Ogni sabato si sta riproponendo il problema delle manifestazioni che bloccano i centri storici. E i commercianti cominciano a reagire perché le loro attività stanno subendo forti danni. C’è il diritto di manifestare ma anche quello di lavorare. Come contemperare le due cose?
«Stiamo attraversando una fase molto delicata per il Paese, in cui bisogna coniugare il diritto di manifestare con la tutela della salute pubblica, preservando al contempo i legittimi interessi degli esercizi commerciali in difficoltà anche per l’intensificazione dei cortei e di altre forme di protesta.
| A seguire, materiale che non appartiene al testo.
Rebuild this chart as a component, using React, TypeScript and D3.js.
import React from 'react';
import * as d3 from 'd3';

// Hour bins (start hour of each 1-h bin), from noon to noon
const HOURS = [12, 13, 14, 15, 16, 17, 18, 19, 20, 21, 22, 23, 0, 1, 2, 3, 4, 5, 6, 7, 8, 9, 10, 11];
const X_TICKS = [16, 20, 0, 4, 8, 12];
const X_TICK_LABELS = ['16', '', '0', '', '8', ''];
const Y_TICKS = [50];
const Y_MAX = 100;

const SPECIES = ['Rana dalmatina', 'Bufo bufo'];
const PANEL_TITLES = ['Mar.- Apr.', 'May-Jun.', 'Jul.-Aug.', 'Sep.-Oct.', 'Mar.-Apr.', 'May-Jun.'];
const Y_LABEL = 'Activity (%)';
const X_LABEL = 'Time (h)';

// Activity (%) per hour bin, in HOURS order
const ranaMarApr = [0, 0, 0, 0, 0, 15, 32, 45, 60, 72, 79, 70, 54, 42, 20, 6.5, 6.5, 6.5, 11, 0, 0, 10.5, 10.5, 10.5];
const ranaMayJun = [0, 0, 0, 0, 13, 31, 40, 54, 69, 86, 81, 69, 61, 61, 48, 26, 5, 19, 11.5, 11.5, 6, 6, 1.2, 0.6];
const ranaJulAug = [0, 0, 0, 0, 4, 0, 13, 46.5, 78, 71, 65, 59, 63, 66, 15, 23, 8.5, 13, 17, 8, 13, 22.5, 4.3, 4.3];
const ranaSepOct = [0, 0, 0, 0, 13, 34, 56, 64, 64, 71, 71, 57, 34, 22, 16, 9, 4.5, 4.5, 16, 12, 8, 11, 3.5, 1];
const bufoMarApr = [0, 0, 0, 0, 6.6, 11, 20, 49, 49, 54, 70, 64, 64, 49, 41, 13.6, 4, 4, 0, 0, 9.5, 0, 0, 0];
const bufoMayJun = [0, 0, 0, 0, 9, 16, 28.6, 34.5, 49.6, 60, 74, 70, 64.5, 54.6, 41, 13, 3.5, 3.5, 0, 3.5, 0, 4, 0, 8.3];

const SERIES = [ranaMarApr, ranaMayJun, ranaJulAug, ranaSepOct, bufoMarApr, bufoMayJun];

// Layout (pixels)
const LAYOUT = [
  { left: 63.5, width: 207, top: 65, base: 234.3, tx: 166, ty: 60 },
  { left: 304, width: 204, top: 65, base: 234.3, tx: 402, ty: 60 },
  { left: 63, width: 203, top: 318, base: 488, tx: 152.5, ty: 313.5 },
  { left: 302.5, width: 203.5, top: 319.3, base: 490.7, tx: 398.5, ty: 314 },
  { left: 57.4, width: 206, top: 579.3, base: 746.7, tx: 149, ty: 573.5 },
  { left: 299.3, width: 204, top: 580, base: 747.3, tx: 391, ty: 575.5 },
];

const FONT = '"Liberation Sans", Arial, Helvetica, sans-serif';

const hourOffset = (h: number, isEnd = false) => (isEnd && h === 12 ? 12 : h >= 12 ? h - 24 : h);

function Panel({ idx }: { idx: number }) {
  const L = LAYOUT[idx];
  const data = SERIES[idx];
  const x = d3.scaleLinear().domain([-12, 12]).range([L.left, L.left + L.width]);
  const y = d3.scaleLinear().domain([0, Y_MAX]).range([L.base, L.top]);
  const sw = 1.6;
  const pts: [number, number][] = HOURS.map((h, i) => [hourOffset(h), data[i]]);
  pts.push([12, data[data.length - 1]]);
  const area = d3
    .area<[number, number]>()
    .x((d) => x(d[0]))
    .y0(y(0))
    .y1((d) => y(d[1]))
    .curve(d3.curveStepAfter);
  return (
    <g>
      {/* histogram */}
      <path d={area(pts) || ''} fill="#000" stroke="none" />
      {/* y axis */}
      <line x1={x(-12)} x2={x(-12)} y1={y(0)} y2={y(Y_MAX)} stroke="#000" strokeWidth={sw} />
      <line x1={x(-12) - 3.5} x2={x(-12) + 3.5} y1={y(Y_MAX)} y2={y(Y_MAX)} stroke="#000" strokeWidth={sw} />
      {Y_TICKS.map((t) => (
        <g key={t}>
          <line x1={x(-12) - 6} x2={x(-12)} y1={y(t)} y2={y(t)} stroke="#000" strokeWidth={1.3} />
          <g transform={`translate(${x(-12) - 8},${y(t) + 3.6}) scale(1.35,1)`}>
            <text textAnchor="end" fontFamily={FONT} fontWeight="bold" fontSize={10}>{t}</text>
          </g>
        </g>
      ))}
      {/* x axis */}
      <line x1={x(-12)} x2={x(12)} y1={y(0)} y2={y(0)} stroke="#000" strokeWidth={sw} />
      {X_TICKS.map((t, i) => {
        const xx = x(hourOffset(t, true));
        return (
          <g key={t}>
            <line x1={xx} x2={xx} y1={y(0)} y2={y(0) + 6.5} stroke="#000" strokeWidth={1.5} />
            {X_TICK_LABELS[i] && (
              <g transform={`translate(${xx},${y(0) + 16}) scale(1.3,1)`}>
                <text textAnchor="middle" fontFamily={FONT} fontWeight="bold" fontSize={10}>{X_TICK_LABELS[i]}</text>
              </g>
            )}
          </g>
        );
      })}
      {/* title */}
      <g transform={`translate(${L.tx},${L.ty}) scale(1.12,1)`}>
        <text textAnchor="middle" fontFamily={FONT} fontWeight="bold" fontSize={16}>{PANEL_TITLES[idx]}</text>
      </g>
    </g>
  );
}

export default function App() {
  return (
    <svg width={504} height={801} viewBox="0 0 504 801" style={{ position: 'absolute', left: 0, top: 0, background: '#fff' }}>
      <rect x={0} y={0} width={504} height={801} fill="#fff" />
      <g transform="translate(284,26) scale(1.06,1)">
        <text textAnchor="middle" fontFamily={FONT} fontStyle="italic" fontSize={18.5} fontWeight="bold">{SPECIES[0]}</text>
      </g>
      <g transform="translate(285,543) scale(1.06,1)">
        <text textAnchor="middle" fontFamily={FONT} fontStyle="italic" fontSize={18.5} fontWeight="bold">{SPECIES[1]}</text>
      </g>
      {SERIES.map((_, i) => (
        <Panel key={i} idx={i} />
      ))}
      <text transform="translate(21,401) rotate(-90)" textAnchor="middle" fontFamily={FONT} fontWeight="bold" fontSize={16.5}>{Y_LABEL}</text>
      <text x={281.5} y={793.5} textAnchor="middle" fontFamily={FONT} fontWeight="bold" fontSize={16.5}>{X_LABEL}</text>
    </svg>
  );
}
Per questo, i prefetti e i questori sono impegnati al massimo per fare rispettare le regole, in modo da limitare i disagi che ricadono sulle diverse categorie economiche».

Proteste incontrollate e guerriglia urbana alimentano gli attacchi della Lega e di Fratelli d’Italia. Il premier Draghi è schierato al suo fianco, ma non si sente troppo sotto esame?
«Chi siede al vertice del Viminale è sempre sotto esame. E io cerco di affrontare ogni giornata di lavoro con la dovuta serenità, ascoltando sempre chi avanza proposte concrete e dà consigli costruttivi per affrontare problemi complessi e strutturali, come l’immigrazione irregolare, che non si risolvono certo con dichiarazioni propagandistiche».